Prix annuel de Cancer de l’Enfant en Suisse
La cérémonie officielle de remise du Prix pour la recherche s’est déroulée le 7 juin 2023 à Berne. Cette distinction, dotée de 25 000 francs, a été décernée au Dr méd. Raphael Johannes Morscher de l’Hôpital pédiatrique universitaire de Zurich. Ce spécialiste de la recherche fondamentale étudie avec son équipe les modifications métaboliques des cellules tumorales pédiatriques. Il espère développer de nouveaux traitements ciblant le métabolisme des cellules cancéreuses et générant le moins d'effets possibles à long terme.
Par ce prix pour la recherche, l’association faîtière récompense chaque année de jeunes scientifiques qui mènent des projets remarquables et porteurs d’avenir dans le domaine de la recherche fondamentale au sein d’instituts de recherche ou d’hôpitaux suisses. Cancer de l’Enfant en Suisse s’est entretenu avec Dr Raphael Morscher.
Dr Morscher, vous étudiez le métabolisme dans les tumeurs pédiatriques. En quoi votre projet de recherche consiste-t-il exactement ?
Le métabolisme des cellules cancéreuses fonctionne différemment de celui des cellules normales, ce qui signifie que les processus chimiques au sein de la cellule sont différents. Les cellules croissent et se divisent aussi plus rapidement et, en raison de nombreuses modifications génétiques, presque chaque tumeur a son propre métabolisme. Notre but est de comprendre ces particularités afin de développer de nouvelles thérapies. Notre projet se concentre principalement sur le métabolisme de l’acide folique dans les tumeurs pédiatriques. Si l’on fait une analogie, l’on peut dire que, de la même manière qu’un enfant à naître a besoin d’acide folique pour grandir in utero – raison pour laquelle les femmes en prennent durant leur grossesse – les cellules cancéreuses ont également besoin d’acide folique. La tumeur modifie alors constamment son métabolisme – ou son « comportement alimentaire » – afin de devenir résistante. C’est précisément sur ce phénomène que se concentre notre recherche. Si nous parvenons à découvrir quelle est la particularité du « comportement alimentaire » des cellules tumorales pédiatriques, nous pourrons cibler ce phénomène avec de nouveaux médicaments et empêcher ces cellules de se développer.
Pourquoi le cancer de l’enfant nécessite-t-il des approches de recherche aussi innovantes ?

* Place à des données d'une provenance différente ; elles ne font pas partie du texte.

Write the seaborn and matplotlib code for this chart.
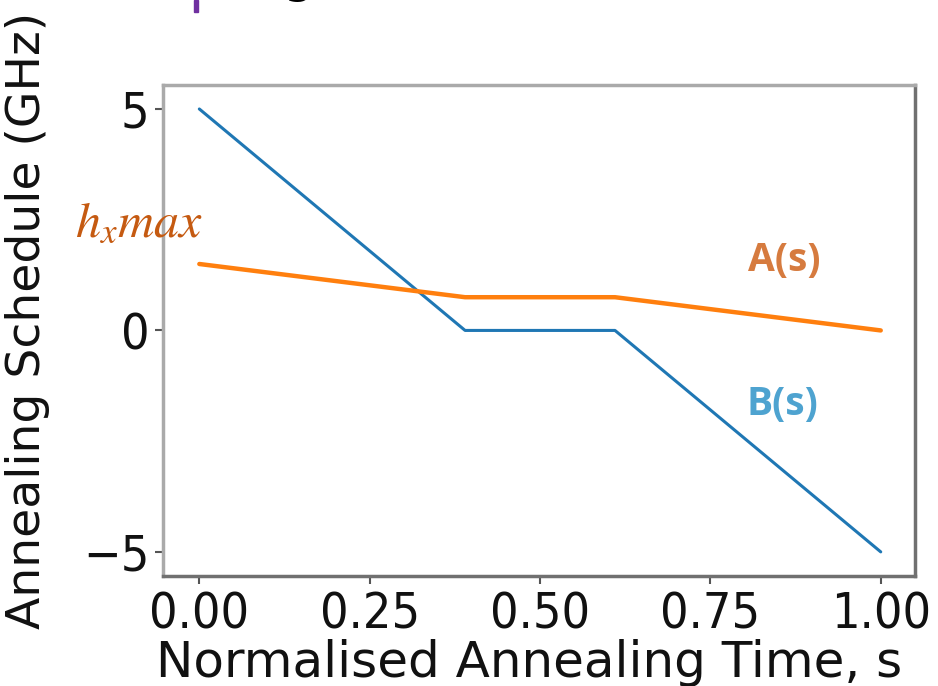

Notre première priorité en oncologie pédiatrique reste que nos patients survivent à leur cancer. Malheureusement, aujourd’hui encore, trop d’enfants qui rechutent ne survivent pas à leur maladie. Chaque décès est un décès de trop. Il faut que cela change, et pour cela des nouvelles approches thérapeutiques sont absolument nécessaires. Notre deuxième priorité porte sur la question de savoir comment nous pouvons guérir les enfants tout en limitant au maximum les effets à long terme. Il faut savoir qu’une proportion importante des jeunes adultes guéris souffrent d’effets moyens à sévères de leur maladie et de leur traitement. La recherche fondamentale est essentielle pour réaliser des progrès dans ce domaine également.
Selon vous, où faut-il impérativement agir ?
Les besoins des enfants malades et de leurs familles ne sont actuellement pas suffisamment pris en compte. C’est pourquoi il est important de donner la priorité au thème du cancer de l’enfant – au niveau de la société, de la politique et de la recherche. Nous devons nous engager pour que les enfants atteints de cancer reçoivent l’attention politique dont ils ont besoin. Cela implique de nous y intéresser, de les placer au cœur des débats et de soutenir les progrès réalisés dans le monde entier. Nous faisons tous partie de ce changement, pas seulement notre projet de recherche. Pour surmonter les obstacles qui se dressent devant nous, nous devons unir nos forces. Pour y parvenir, nous avons besoin de chercheurs, de médecins, de soignants, de patients entourés de leurs familles et d’organisations, comme Cancer de l’Enfant en Suisse, qui nous soutiennent.
Qu’est-ce qui vous motive le plus dans votre travail ?
Les enfants frappés par le cancer me touchent tout particulièrement. Ils vivent l’instant présent et sont capables d’afficher leur joie et de vous offrir un sourire même dans les moments les plus difficiles. Cela m’émeut beaucoup et est une grande source d’inspiration au quotidien. Si le travail de notre équipe de recherche permet d’offrir une vie meilleure aux enfants concernés et à leurs familles, ce sera notre plus grande récompense.